Tokyo prosecutors in January rejected the panel's judgment that the three should be charged, citing insufficient evidence. But the 11 unidentified citizens on the panel forced the indictment after a second vote, which holds sway over the prosecutors' decision.
Citizens' panels, made up of residents selected by lottery, are a rarely used but high-profile feature of Japan's legal system introduced after World War II to curb bureaucratic overreach.
The panel ruled that the former executives had failed to take countermeasures to strengthen the Fukushima Daiichi nuclear plant despite foreseeing the dangers it faced from tsunamis, Kyodo said.

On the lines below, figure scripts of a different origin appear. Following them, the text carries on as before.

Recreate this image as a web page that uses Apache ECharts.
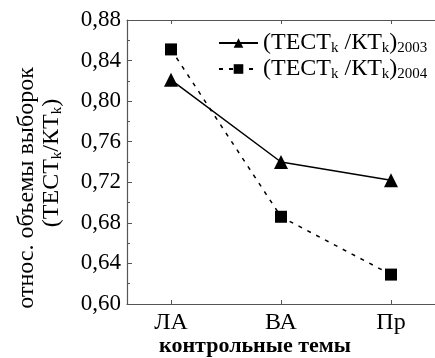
<!DOCTYPE html>
<html>
<head>
<meta charset="utf-8">
<script src="https://cdn.jsdelivr.net/npm/echarts@6/dist/echarts.min.js"></script>
<style>
  html, body { margin: 0; padding: 0; background: #fff; }
  #chart { width: 435px; height: 358px; }
</style>
</head>
<body>
<div id="chart"></div>
<script>
const categories = ['ЛА', 'ВА', 'Пр'];
const values2003 = [0.821, 0.740, 0.722];
const values2004 = [0.851, 0.686, 0.629];
const yTicks = { min: 0.60, max: 0.88, step: 0.04 };

const serif = "'Liberation Serif', 'Times New Roman', serif";
const axisColor = '#555';

const chart = echarts.init(document.getElementById('chart'));

const toPoints = (vals) => vals.map((v, i) => [i, v]);
const catIdx = categories.map((c, i) => i);

const richText = {
  main: { fontFamily: serif, fontSize: 24, color: '#000' },
  sub: { fontFamily: serif, fontSize: 15, color: '#000', padding: [11, 0, 0, 0] },
};

chart.setOption({
  animation: false,
  textStyle: { fontFamily: serif },
  grid: { left: 127, top: 20, width: 315, height: 284 },
  legend: {
    orient: 'vertical',
    left: 213,
    top: 26,
    itemWidth: 39,
    itemHeight: 12,
    itemGap: 1,
    textStyle: { fontFamily: serif, rich: richText },
    formatter: (name) => '{main|(ТЕСТ}{sub|k}{main| /КТ}{sub|k}{main|)}{sub|' + name + '}',
    data: ['2003', '2004'],
  },
  xAxis: [
    {
      type: 'value',
      min: -0.4,
      max: 2.4,
      position: 'bottom',
      splitLine: { show: false },
      axisLine: { show: true, onZero: false, lineStyle: { color: axisColor, width: 1.2 } },
      axisTick: { show: true, inside: true, length: 4, customValues: catIdx, lineStyle: { color: axisColor } },
      axisLabel: {
        customValues: catIdx,
        formatter: (v) => categories[Math.round(v)],
        fontFamily: serif,
        fontSize: 24,
        color: '#000',
        margin: 7,
      },
    },
    {
      type: 'value',
      min: -0.4,
      max: 2.4,
      position: 'top',
      splitLine: { show: false },
      axisLine: { show: true, onZero: false, lineStyle: { color: axisColor, width: 1.2 } },
      axisTick: { show: true, inside: true, length: 4, customValues: catIdx, lineStyle: { color: axisColor } },
      axisLabel: { show: false },
    },
  ],
  yAxis: {
    type: 'value',
    min: yTicks.min,
    max: yTicks.max,
    interval: yTicks.step,
    splitLine: { show: false },
    axisLine: { show: true, onZero: false, lineStyle: { color: axisColor, width: 1.2 } },
    axisTick: { show: true, inside: true, length: 5, lineStyle: { color: axisColor } },
    minorTick: { show: true, splitNumber: 2, length: 3, lineStyle: { color: axisColor } },
    axisLabel: {
      formatter: (v) => v.toFixed(2).replace('.', ','),
      fontFamily: serif,
      fontSize: 23,
      color: '#000',
      margin: 6,
    },
  },
  graphic: [
    {
      type: 'text',
      x: 27,
      y: 188,
      rotation: Math.PI / 2,
      style: {
        text: 'относ. объемы выборок',
        font: '24px ' + serif,
        fill: '#000',
        align: 'center',
        verticalAlign: 'middle',
      },
    },
    {
      type: 'text',
      x: 52,
      y: 163,
      rotation: Math.PI / 2,
      style: {
        text: '{main|(ТЕСТ}{sub|k}{main|/КТ}{sub|k}{main|)}',
        rich: richText,
        align: 'center',
        verticalAlign: 'middle',
      },
    },
    {
      type: 'text',
      x: 255,
      y: 346,
      style: {
        text: 'контрольные темы',
        font: 'bold 22px ' + serif,
        fill: '#000',
        align: 'center',
        verticalAlign: 'middle',
      },
    },
  ],
  series: [
    {
      name: '2003',
      type: 'line',
      data: toPoints(values2003),
      symbol: 'triangle',
      symbolSize: 14,
      itemStyle: { color: '#000' },
      lineStyle: { color: '#000', width: 1.5 },
    },
    {
      name: '2004',
      type: 'line',
      data: toPoints(values2004),
      symbol: 'rect',
      symbolSize: 12,
      itemStyle: { color: '#000' },
      lineStyle: { color: '#000', width: 1.5, type: [4, 6] },
    },
  ],
});
</script>
</body>
</html>
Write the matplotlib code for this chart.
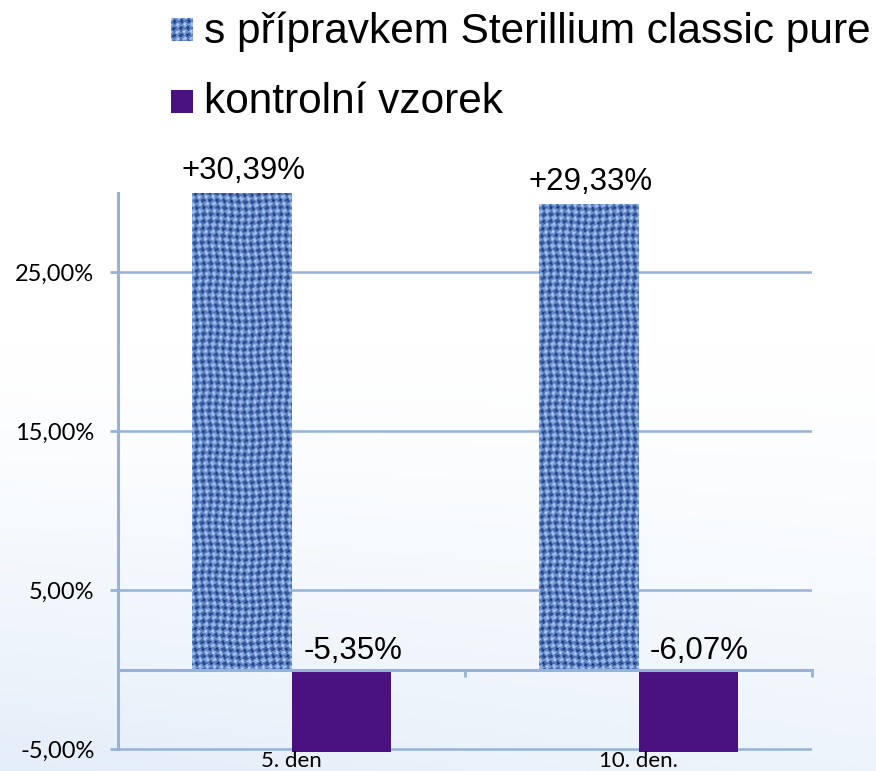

The Tokyo Public Prosecutors' office could not be immediately reached for comment.
An earthquake and tsunami in March 2011 destroyed the plant, 220 km (130 miles) northeast of Tokyo, sparking triple nuclear meltdowns, forcing more than 160,000 residents to flee nearby towns and contaminating water, food and air in the world's worst nuclear disaster since Chernobyl in 1986.
Prosecutors declined in 2013 to charge more than 30 TEPCO and other officials who had been accused by residents of ignoring the risks of natural disasters and failing to respond appropriately to the crisis.
Prosecutors reopened the case after a citizens' panel ruled last year that the three former Tepco executives should be charged.
The three are former chairman Tsunehisa Katsumata and former executives Sakae Muto and Ichiro Takekuro.